||[Jul. 22nd, 2004|09:13 am]
My journal has become a sort of weekly affair. I think if I can't
be bothered find the time to update my journal at least once a week then I should just stop, but the truth is I am very bad at time management. I just started a new job this week which is working for my old friend and former employer in his new startup company currently employing three people. For the first time in nearly a year I actually have to catch a train and commute to the heart of London every day instead of sitting around working in my house. This has its plus and minus points. Pluses include breaking the monotony of my surroundings and having the downtime for two hours each day to read a book or something. Minuses are obvious ones: long hairy commute which includes 10 minutes on the bicycle each direction, £188 in train fare gone immediately from my wallet each month, less time with family, etc. The pay is about 17% less, which is kind of worrying actually, but is no less than anyone else in the organisation is currently paid. The work is better and so is my faith in the management and the prospects of success. The share option arrangement has yet to be formally discussed, but informal discussions have suggested integer number percentage points, which is obviously quite good.

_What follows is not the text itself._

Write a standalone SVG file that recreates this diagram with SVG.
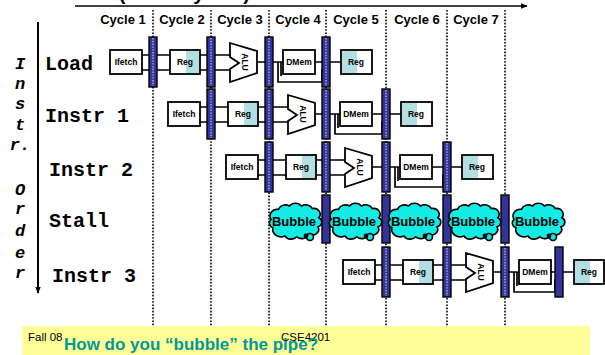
<svg xmlns="http://www.w3.org/2000/svg" xmlns:xlink="http://www.w3.org/1999/xlink" width="605" height="355" viewBox="0 0 605 355">
  <style>
    .cyc { font-family: "Liberation Sans", Arial, sans-serif; font-size: 13px; font-weight: bold; fill: #000; text-anchor: middle; }
    .row { font-family: "Liberation Mono", "Courier New", monospace; font-size: 20px; font-weight: bold; fill: #000; }
    .ord { font-family: "Liberation Mono", "Courier New", monospace; font-size: 17px; font-weight: bold; font-style: italic; fill: #000; text-anchor: middle; }
    .grid { stroke: #000; stroke-width: 1.6; stroke-dasharray: 1.6 1.6; fill: none; }
    .box { fill: #fff; stroke: #000; stroke-width: 1.8; }
    .shade { fill: #b4dfe2; stroke: none; }
    .lbl { font-family: "Liberation Sans", Arial, sans-serif; font-size: 8.5px; font-weight: bold; fill: #000; text-anchor: middle; }
    .wire { stroke: #000; stroke-width: 1.7; fill: none; }
    .bar { fill: #333399; stroke: #000; stroke-width: 1.4; }
    .bardot { stroke: #ffffff; stroke-opacity: 0.75; stroke-width: 1.2; stroke-dasharray: 1.4 1.4; fill: none; }
    .alu { fill: #fff; stroke: #000; stroke-width: 1.8; }
    .cloud { fill: #12ece4; stroke: #000; stroke-width: 1.6; }
    .bub { font-family: "Liberation Sans", Arial, sans-serif; font-size: 13px; font-weight: bold; fill: #000; text-anchor: middle; }
  </style>
  <defs>
    <marker id="arrow" viewBox="0 0 10 10" refX="9" refY="5" markerWidth="7" markerHeight="7" orient="auto" markerUnits="userSpaceOnUse">
      <path d="M0,1 L10,5 L0,9 z" fill="#000"/>
    </marker>
    <path id="cloudShape" vector-effect="non-scaling-stroke" d="M -24,8 a 6,6 0 0 1 -2,-10 a 8,8 0 0 1 8,-12 a 8,8 0 0 1 12,-4 a 8,8 0 0 1 13,0 a 8,8 0 0 1 12,3 a 7,7 0 0 1 7,11 a 6,6 0 0 1 -1,11 a 7,7 0 0 1 -10,9 a 8,8 0 0 1 -13,3 a 8,8 0 0 1 -13,-1 a 9,9 0 0 1 -13,-10 z"/>
  </defs>

  <rect width="605" height="355" fill="#fff"/>

  <!-- time axis -->
  <g id="time-axis">
    <text x="250" y="-0.5" text-anchor="end" font-family="Liberation Sans, Arial, sans-serif" font-size="20" font-weight="bold">Time (clock cycles)</text>
    <line x1="75" y1="6" x2="527" y2="6" stroke="#000" stroke-width="1.6" marker-end="url(#arrow)"/>
    <text class="cyc" x="123" y="24">Cycle 1</text>
    <text class="cyc" x="182" y="24">Cycle 2</text>
    <text class="cyc" x="240" y="24">Cycle 3</text>
    <text class="cyc" x="298" y="24">Cycle 4</text>
    <text class="cyc" x="356" y="24">Cycle 5</text>
    <text class="cyc" x="417" y="24">Cycle 6</text>
    <text class="cyc" x="476" y="24">Cycle 7</text>
  </g>

  <!-- clock-edge gridlines -->
  <g id="gridlines">
    <line class="grid" x1="153" y1="10" x2="153" y2="326"/>
    <line class="grid" x1="211" y1="10" x2="211" y2="326"/>
    <line class="grid" x1="269" y1="10" x2="269" y2="326"/>
    <line class="grid" x1="326" y1="10" x2="326" y2="326"/>
    <line class="grid" x1="386" y1="10" x2="386" y2="326"/>
    <line class="grid" x1="447" y1="10" x2="447" y2="326"/>
    <line class="grid" x1="505" y1="10" x2="505" y2="326"/>
  </g>

  <!-- instruction order axis -->
  <g id="order-axis">
    <line x1="38" y1="22" x2="38" y2="293" stroke="#000" stroke-width="2" marker-end="url(#arrow)"/>
    <text class="ord" x="20" y="69">I</text>
    <text class="ord" x="20" y="89">n</text>
    <text class="ord" x="20" y="109">s</text>
    <text class="ord" x="20" y="130">t</text>
    <text class="ord" x="20" y="150">r.</text>
    <text class="ord" x="20" y="195">O</text>
    <text class="ord" x="20" y="214">r</text>
    <text class="ord" x="20" y="236">d</text>
    <text class="ord" x="20" y="258">e</text>
    <text class="ord" x="20" y="278">r</text>
  </g>

  <!-- row labels -->
  <g id="row-labels">
    <text class="row" x="45" y="70">Load</text>
    <text class="row" x="45" y="122">Instr 1</text>
    <text class="row" x="49" y="176">Instr 2</text>
    <text class="row" x="49" y="227">Stall</text>
    <text class="row" x="52" y="282">Instr 3</text>
  </g>

  <!-- datapath wires -->
  <g id="connectors">
    <!-- Load -->
    <path class="wire" d="M142,55 H170 M142,70 H170 M200,55 H230 M200,70 H230 M257,62 H283 M278,62 V82 H322 V70 H326 M281,62 V76 M315,62 H341"/>
    <!-- Instr 1 -->
    <path class="wire" d="M200,107 H228 M200,122 H228 M258,107 H288 M258,122 H288 M315,114 H340 M335,114 V134 H382 V122 H386 M338,114 V128 M372,114 H401"/>
    <!-- Instr 2 -->
    <path class="wire" d="M258,160 H286 M258,175 H286 M316,160 H345 M316,175 H345 M372,167 H400 M395,167 V187 H443 V175 H447 M398,167 V181 M432,167 H462"/>
    <!-- Instr 3 -->
    <path class="wire" d="M375,265 H403 M375,280 H403 M433,265 H466 M433,280 H466 M493,272 H519 M514,272 V292 H555 V280 H559 M517,272 V286 M551,272 H574"/>
  </g>

  <!-- Load -->
  <g id="load">
    <g id="load-ifetch"><rect class="box" x="110" y="50" width="32" height="24"/><text class="lbl" x="126" y="65">Ifetch</text></g>
    <g id="load-reg"><rect class="box" x="170" y="50" width="30" height="24"/><rect class="shade" x="186" y="51" width="13" height="22"/><text class="lbl" x="185" y="65">Reg</text></g>
    <g id="load-alu"><polygon class="alu" points="230,43 257,51 257,73 230,82 230,69 239,63 230,57"/><text class="lbl" x="242" y="62" transform="rotate(90 242 62)">ALU</text></g>
    <g id="load-dmem"><rect class="box" x="283" y="50" width="32" height="24"/><text class="lbl" x="299" y="65">DMem</text></g>
    <g id="load-wb"><rect class="box" x="341" y="50" width="31" height="24"/><rect class="shade" x="342" y="51" width="15" height="22"/><text class="lbl" x="356" y="65">Reg</text></g>
    <g id="load-pipe">
      <rect class="bar" x="149" y="37" width="8" height="50"/><line class="bardot" x1="153" y1="38" x2="153" y2="86"/>
      <rect class="bar" x="207" y="37" width="8" height="50"/><line class="bardot" x1="211" y1="38" x2="211" y2="86"/>
      <rect class="bar" x="265" y="37" width="8" height="50"/><line class="bardot" x1="269" y1="38" x2="269" y2="86"/>
      <rect class="bar" x="322" y="37" width="8" height="50"/><line class="bardot" x1="326" y1="38" x2="326" y2="86"/>
    </g>
  </g>

  <!-- Instr 1 -->
  <g id="instr1">
    <g id="i1-ifetch"><rect class="box" x="168" y="102" width="32" height="24"/><text class="lbl" x="184" y="117">Ifetch</text></g>
    <g id="i1-reg"><rect class="box" x="228" y="102" width="30" height="24"/><rect class="shade" x="244" y="103" width="13" height="22"/><text class="lbl" x="243" y="117">Reg</text></g>
    <g id="i1-alu"><polygon class="alu" points="288,95 315,103 315,125 288,134 288,121 297,115 288,109"/><text class="lbl" x="300" y="114" transform="rotate(90 300 114)">ALU</text></g>
    <g id="i1-dmem"><rect class="box" x="340" y="102" width="32" height="24"/><text class="lbl" x="356" y="117">DMem</text></g>
    <g id="i1-wb"><rect class="box" x="401" y="102" width="31" height="24"/><rect class="shade" x="402" y="103" width="15" height="22"/><text class="lbl" x="416" y="117">Reg</text></g>
    <g id="i1-pipe">
      <rect class="bar" x="207" y="89" width="8" height="50"/><line class="bardot" x1="211" y1="90" x2="211" y2="138"/>
      <rect class="bar" x="265" y="89" width="8" height="50"/><line class="bardot" x1="269" y1="90" x2="269" y2="138"/>
      <rect class="bar" x="322" y="89" width="8" height="50"/><line class="bardot" x1="326" y1="90" x2="326" y2="138"/>
      <rect class="bar" x="382" y="89" width="8" height="50"/><line class="bardot" x1="386" y1="90" x2="386" y2="138"/>
    </g>
  </g>

  <!-- Instr 2 -->
  <g id="instr2">
    <g id="i2-ifetch"><rect class="box" x="226" y="155" width="32" height="24"/><text class="lbl" x="242" y="170">Ifetch</text></g>
    <g id="i2-reg"><rect class="box" x="286" y="155" width="30" height="24"/><rect class="shade" x="302" y="156" width="13" height="22"/><text class="lbl" x="301" y="170">Reg</text></g>
    <g id="i2-alu"><polygon class="alu" points="345,148 372,156 372,178 345,187 345,174 354,168 345,162"/><text class="lbl" x="357" y="167" transform="rotate(90 357 167)">ALU</text></g>
    <g id="i2-dmem"><rect class="box" x="400" y="155" width="32" height="24"/><text class="lbl" x="416" y="170">DMem</text></g>
    <g id="i2-wb"><rect class="box" x="462" y="155" width="31" height="24"/><rect class="shade" x="463" y="156" width="15" height="22"/><text class="lbl" x="477" y="170">Reg</text></g>
    <g id="i2-pipe">
      <rect class="bar" x="265" y="142" width="8" height="50"/><line class="bardot" x1="269" y1="143" x2="269" y2="191"/>
      <rect class="bar" x="322" y="142" width="8" height="50"/><line class="bardot" x1="326" y1="143" x2="326" y2="191"/>
      <rect class="bar" x="382" y="142" width="8" height="50"/><line class="bardot" x1="386" y1="143" x2="386" y2="191"/>
      <rect class="bar" x="443" y="142" width="8" height="50"/><line class="bardot" x1="447" y1="143" x2="447" y2="191"/>
    </g>
  </g>

  <!-- Stall: bubbles -->
  <g id="stall">
    <g id="stall-pipe">
      <rect class="bar" x="322" y="195" width="8" height="48"/>
      <rect class="bar" x="382" y="195" width="8" height="48"/>
      <rect class="bar" x="443" y="195" width="8" height="48"/>
      <rect class="bar" x="501" y="195" width="8" height="48"/>
    </g>
    <g id="bubble1">
      <use href="#cloudShape" class="cloud" transform="translate(295 221) scale(0.92 0.83)"/>
      <circle cx="310" cy="237" r="3.5" class="cloud"/><circle cx="306" cy="236" r="2.4" fill="#000"/>
      <text class="bub" x="294" y="226">Bubble</text>
    </g>
    <g id="bubble2">
      <use href="#cloudShape" class="cloud" transform="translate(355 221) scale(0.92 0.83)"/>
      <circle cx="370" cy="237" r="3.5" class="cloud"/><circle cx="366" cy="236" r="2.4" fill="#000"/>
      <text class="bub" x="354" y="226">Bubble</text>
    </g>
    <g id="bubble3">
      <use href="#cloudShape" class="cloud" transform="translate(414 221) scale(0.92 0.83)"/>
      <circle cx="429" cy="237" r="3.5" class="cloud"/><circle cx="425" cy="236" r="2.4" fill="#000"/>
      <text class="bub" x="413" y="226">Bubble</text>
    </g>
    <g id="bubble4">
      <use href="#cloudShape" class="cloud" transform="translate(474 221) scale(0.92 0.83)"/>
      <circle cx="489" cy="237" r="3.5" class="cloud"/><circle cx="485" cy="236" r="2.4" fill="#000"/>
      <text class="bub" x="473" y="226">Bubble</text>
    </g>
    <g id="bubble5">
      <use href="#cloudShape" class="cloud" transform="translate(538 221) scale(0.92 0.83)"/>
      <circle cx="553" cy="237" r="3.5" class="cloud"/><circle cx="549" cy="236" r="2.4" fill="#000"/>
      <text class="bub" x="537" y="226">Bubble</text>
    </g>
  </g>

  <!-- Instr 3 -->
  <g id="instr3">
    <g id="i3-ifetch"><rect class="box" x="343" y="260" width="32" height="24"/><text class="lbl" x="359" y="275">Ifetch</text></g>
    <g id="i3-reg"><rect class="box" x="403" y="260" width="30" height="24"/><rect class="shade" x="419" y="261" width="13" height="22"/><text class="lbl" x="418" y="275">Reg</text></g>
    <g id="i3-alu"><polygon class="alu" points="466,253 493,261 493,283 466,292 466,279 475,273 466,267"/><text class="lbl" x="478" y="272" transform="rotate(90 478 272)">ALU</text></g>
    <g id="i3-dmem"><rect class="box" x="519" y="260" width="32" height="24"/><text class="lbl" x="535" y="275">DMem</text></g>
    <g id="i3-wb"><rect class="box" x="574" y="260" width="30" height="24"/><rect class="shade" x="575" y="261" width="15" height="22"/><text class="lbl" x="589" y="275">Reg</text></g>
    <g id="i3-pipe">
      <rect class="bar" x="382" y="247" width="8" height="50"/><line class="bardot" x1="386" y1="248" x2="386" y2="296"/>
      <rect class="bar" x="443" y="247" width="8" height="50"/><line class="bardot" x1="447" y1="248" x2="447" y2="296"/>
      <rect class="bar" x="501" y="247" width="8" height="50"/><line class="bardot" x1="505" y1="248" x2="505" y2="296"/>
      <rect class="bar" x="555" y="247" width="8" height="50"/>
    </g>
  </g>

  <!-- footer band -->
  <g id="footer">
    <rect x="22" y="326" width="568" height="29" fill="#ffff99"/>
    <text x="28" y="341" font-family="Liberation Sans, Arial, sans-serif" font-size="11.5" fill="#000">Fall 08</text>
    <text x="281" y="341" font-family="Liberation Sans, Arial, sans-serif" font-size="11.5" fill="#000">CSE4201</text>
    <text x="64" y="350" font-family="Liberation Sans, Arial, sans-serif" font-size="17" font-weight="bold" fill="#009999">How do you “bubble” the pipe?</text>
  </g>
</svg>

Next week we take on another couple people and simultaneously move out of our three person capacity office into one that seats eight comfortably. This is all going on while my friend, who is CEO, is out for the birth of his child. He just phoned me up a few minutes ago to tell me that they'd had their baby boy early this morning! Congratulations Josh and Jane. Everyone's fine and dandy. Meanwhile it's business as usual. We are going to be sharing our office space with a client for whom we are a technology partner. Currently we are providing a chair for one developer from this small organisation, which has put our small office at capacity. This arrangement is strange at the very least. It is not possible to speak freely about the work or the product because of the political ramifications. There have been some tense moments. Two days ago, on my second day of work, there was a bug report filed against the product demo that my company had created for our partner. The demo is related to mobile voice-mail and is being used by a handful of people, one of whom it seems was particularly irritated by this bug. The developer who sits with us read out part of an email that was obviously not meant for us saying that the guy used to think the product was good but now he didn't like it and thought it was sh1t. That's a nice way to put someone's back up! Cheek.